A primeira edição de Primeiro andar data de 1926 e de lá para cá mereceu algumas reedições; a terceira tal como se apresenta agora, na estabelecida coleção da obra completa pela Martins Fontes em 1960. Mário designa esses contos como cheios de "muita literatice, muita frase enfeitada". Respeitando os interesses do autor, o livro reúne onze histórias, substituindo-se três delas em relação ao conteúdo da edição feita para a Casa Editora Antônio Tisi. Situadas entre o campo e cidade, as narrativas lidam com a ampla variedade de sentimentos humanos e comportamentos sociais.
Escrito em plena efervescência do ideário modernista no Brasil, no ano de 1922, o ensaio A escrava que não é Isaura serve a múltiplos propósitos; captura de parte da mentalidade então predominante, manifesto acerca da nossa literatura no âmbito do modernismo, registro do escritor acerca de sua compreensão e feitura do seu projeto e da sua obra, Mário de Andrade trabalhou longamente neste texto que saiu um ano antes de Primeiro andar.
Obra imatura trata-se então de um desses livros para inserção do leitor no mundo-Mário-de-Andrade, bem como uma maneira de revelá-lo em construção como escritor e como pensador. O melhor de tudo é que não é um livro que tenha sido organizado mais tarde por um pesquisador depois de catar coisas soltas ou possíveis de ser tratadas e apresentadas como inéditas, como tem sido moda corrente e filão para as editoras. O livro foi preparado pelo próprio escritor como parte do sério exercício de reflexão que empreendeu acerca de sua obra. O imaturo com que designa esses três livros, entretanto, quer menos reduzir e mais ressaltar a qualidade o aspecto de juvenília, o seu "ruim esquisito", em relação ao restante da obra ou da maturidade que, para alguns críticos, só chegaria na poesia como Remate de males, em 1930, e na prosa com Macunaíma, em 1928.
Isto é, no mesmo instante em que o leitor entra em contato como um escritor e um pensador em construção, compreende que foi uma preocupação do próprio Mário de Andrade em estruturar sua obra, quando pôde observar mais ou menos o ordenamento de um projeto que resultou num edifício literário. Duvido que grande parte dos escritores pense antes da elaboração naquilo que futuramente é lido como sua obra como um itinerário, assim, de maneira tão objetiva.
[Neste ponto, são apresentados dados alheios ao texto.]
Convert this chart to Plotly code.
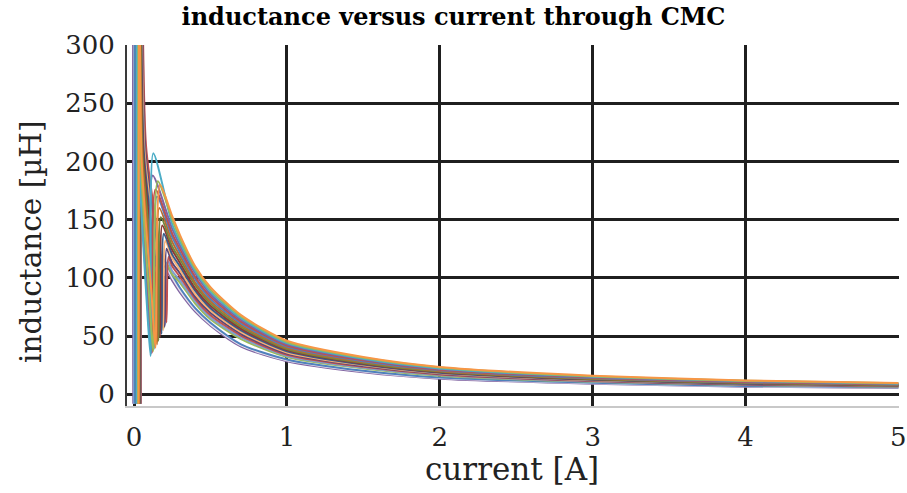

Muitos textos, afinal, são produzidos no calor das idéias e, durante a produção, interseccionam com aquele trabalho já escrito, por exemplo. Mas, duvido de igual maneira que um escritor na sua maturidade não se deixe levar por uma necessidade de estruturação sobre o que escreveram.
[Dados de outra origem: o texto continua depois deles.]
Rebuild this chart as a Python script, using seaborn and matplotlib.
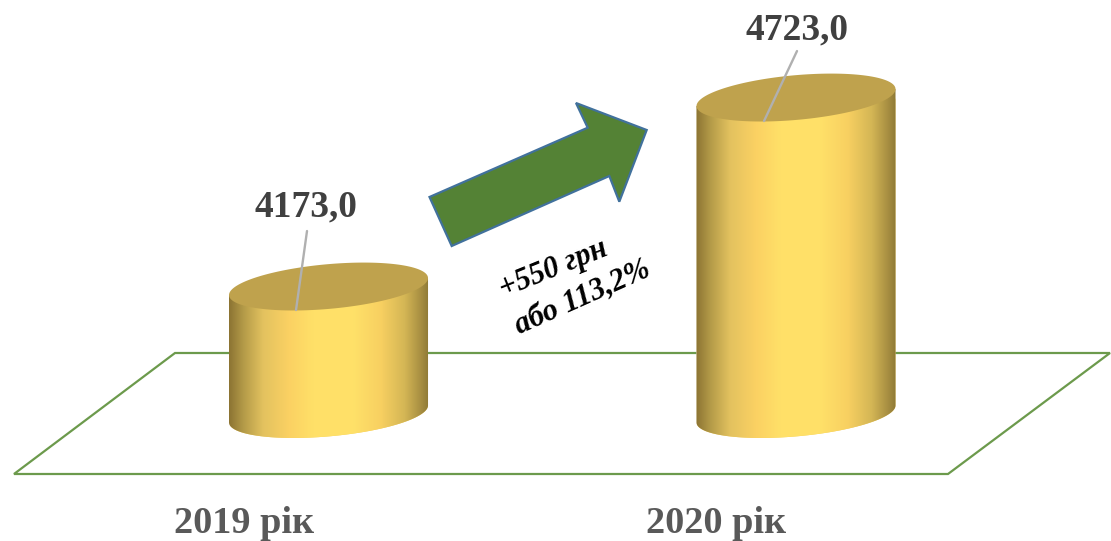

Obra imatura é parte desse processo de amadurecimento de Mário; basta ver o título que cunhou para esses textos e a extensa revisão que empreendeu nos contos aí reunidos, por exemplo. É, certamente, uma antologia indispensável a quem nutre interesse de ver o escritor em reflexão sobre seu trabalho e, cá entre nós, de imatura, a obra só tem mesmo o adjetivo que compõem o título.